━━━━━ Data section
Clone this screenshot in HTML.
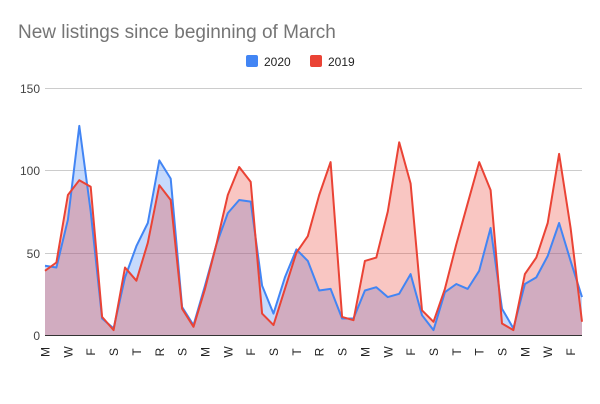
<!DOCTYPE html>
<html><head><meta charset="utf-8"><style>
body{margin:0;background:#fff;}
svg{display:block;font-family:"Liberation Sans",Arial,sans-serif;}
</style></head><body>
<svg id="c" width="600" height="404" xmlns="http://www.w3.org/2000/svg">
<rect width="600" height="404" fill="#fff"/>
<text x="18" y="38" font-size="19" fill="#757575">New listings since beginning of March</text>
<rect x="246" y="55" width="12" height="12" rx="2" fill="#4285f4"/>
<text x="264" y="66" font-size="12" fill="#222">2020</text>
<rect x="310" y="55" width="12" height="12" rx="2" fill="#ea4335"/>
<text x="328" y="66" font-size="12" fill="#222">2019</text>
<g stroke="#ccc" stroke-width="1">
<line x1="45" x2="582" y1="88.5" y2="88.5"/>
<line x1="45" x2="582" y1="170.5" y2="170.5"/>
<line x1="45" x2="582" y1="253.5" y2="253.5"/>
</g>
<g font-size="12" fill="#444" text-anchor="end">
<text x="40" y="93">150</text><text x="40" y="175">100</text><text x="40" y="258">50</text><text x="40" y="340">0</text>
</g>
<g id="plot"></g>
<line x1="45" x2="582" y1="335.5" y2="335.5" stroke="#333" stroke-width="1"/>
<g id="xl" font-size="12" fill="#222"></g>
</svg>
<script>
var b=[42,41,70,127,75,10,4,35,54,68,106,95,17,6,30,55,74,82,81,30,13,35,52,45,27,28,10,10,27,29,23,25,37,12,3,26,31,28,39,65,16,4,31,35,48,68,45,23];
var r=[39,44,85,94,90,11,3,41,33,56,91,82,16,5,28,55,85,102,93,13,6,28,50,60,85,105,11,9,45,47,75,117,92,15,8,28,55,80,105,88,7,3,37,47,68,110,65,8];
var x0=45,dx=537/47,y0=335,k=1.6467;
function pts(a){return a.map(function(v,i){return (x0+i*dx).toFixed(1)+","+(y0-v*k).toFixed(1)}).join(" ");}
function area(a){return x0+","+y0+" "+pts(a)+" "+(x0+47*dx).toFixed(1)+","+y0;}
var ns="http://www.w3.org/2000/svg",p=document.getElementById("plot");
function add(tag,at){var e=document.createElementNS(ns,tag);for(var q in at)e.setAttribute(q,at[q]);p.appendChild(e);}
add("polygon",{points:area(b),fill:"#4285f4","fill-opacity":"0.3"});
add("polygon",{points:area(r),fill:"#ea4335","fill-opacity":"0.3"});
add("polyline",{points:pts(b),fill:"none",stroke:"#4285f4","stroke-width":"2","stroke-linejoin":"round"});
add("polyline",{points:pts(r),fill:"none",stroke:"#ea4335","stroke-width":"2","stroke-linejoin":"round"});
var L=["M","W","F","S","T","R","S","M","W","F","S","T","R","S","M","W","F","S","T","T","S","M","W","F"];
var g=document.getElementById("xl");
L.forEach(function(s,j){var x=x0+2*j*dx+4.5;var t=document.createElementNS(ns,"text");t.setAttribute("transform","translate("+x.toFixed(1)+",352) rotate(-90)");t.setAttribute("text-anchor","middle");t.textContent=s;g.appendChild(t);});
</script>
</body></html>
━━━━━━━━━━
> _Given instruction_
Without including any picture, repeat the data exactly.

> _Exercise response_
Clone this screenshot in HTML.
<!DOCTYPE html>
<html><head><meta charset="utf-8"><style>
body{margin:0;background:#fff;}
svg{display:block;font-family:"Liberation Sans",Arial,sans-serif;}
</style></head><body>
<svg id="c" width="600" height="404" xmlns="http://www.w3.org/2000/svg">
<rect width="600" height="404" fill="#fff"/>
<text x="18" y="38" font-size="19" fill="#757575">New listings since beginning of March</text>
<rect x="246" y="55" width="12" height="12" rx="2" fill="#4285f4"/>
<text x="264" y="66" font-size="12" fill="#222">2020</text>
<rect x="310" y="55" width="12" height="12" rx="2" fill="#ea4335"/>
<text x="328" y="66" font-size="12" fill="#222">2019</text>
<g stroke="#ccc" stroke-width="1">
<line x1="45" x2="582" y1="88.5" y2="88.5"/>
<line x1="45" x2="582" y1="170.5" y2="170.5"/>
<line x1="45" x2="582" y1="253.5" y2="253.5"/>
</g>
<g font-size="12" fill="#444" text-anchor="end">
<text x="40" y="93">150</text><text x="40" y="175">100</text><text x="40" y="258">50</text><text x="40" y="340">0</text>
</g>
<g id="plot"></g>
<line x1="45" x2="582" y1="335.5" y2="335.5" stroke="#333" stroke-width="1"/>
<g id="xl" font-size="12" fill="#222"></g>
</svg>
<script>
var b=[42,41,70,127,75,10,4,35,54,68,106,95,17,6,30,55,74,82,81,30,13,35,52,45,27,28,10,10,27,29,23,25,37,12,3,26,31,28,39,65,16,4,31,35,48,68,45,23];
var r=[39,44,85,94,90,11,3,41,33,56,91,82,16,5,28,55,85,102,93,13,6,28,50,60,85,105,11,9,45,47,75,117,92,15,8,28,55,80,105,88,7,3,37,47,68,110,65,8];
var x0=45,dx=537/47,y0=335,k=1.6467;
function pts(a){return a.map(function(v,i){return (x0+i*dx).toFixed(1)+","+(y0-v*k).toFixed(1)}).join(" ");}
function area(a){return x0+","+y0+" "+pts(a)+" "+(x0+47*dx).toFixed(1)+","+y0;}
var ns="http://www.w3.org/2000/svg",p=document.getElementById("plot");
function add(tag,at){var e=document.createElementNS(ns,tag);for(var q in at)e.setAttribute(q,at[q]);p.appendChild(e);}
add("polygon",{points:area(b),fill:"#4285f4","fill-opacity":"0.3"});
add("polygon",{points:area(r),fill:"#ea4335","fill-opacity":"0.3"});
add("polyline",{points:pts(b),fill:"none",stroke:"#4285f4","stroke-width":"2","stroke-linejoin":"round"});
add("polyline",{points:pts(r),fill:"none",stroke:"#ea4335","stroke-width":"2","stroke-linejoin":"round"});
var L=["M","W","F","S","T","R","S","M","W","F","S","T","R","S","M","W","F","S","T","T","S","M","W","F"];
var g=document.getElementById("xl");
L.forEach(function(s,j){var x=x0+2*j*dx+4.5;var t=document.createElementNS(ns,"text");t.setAttribute("transform","translate("+x.toFixed(1)+",352) rotate(-90)");t.setAttribute("text-anchor","middle");t.textContent=s;g.appendChild(t);});
</script>
</body></html>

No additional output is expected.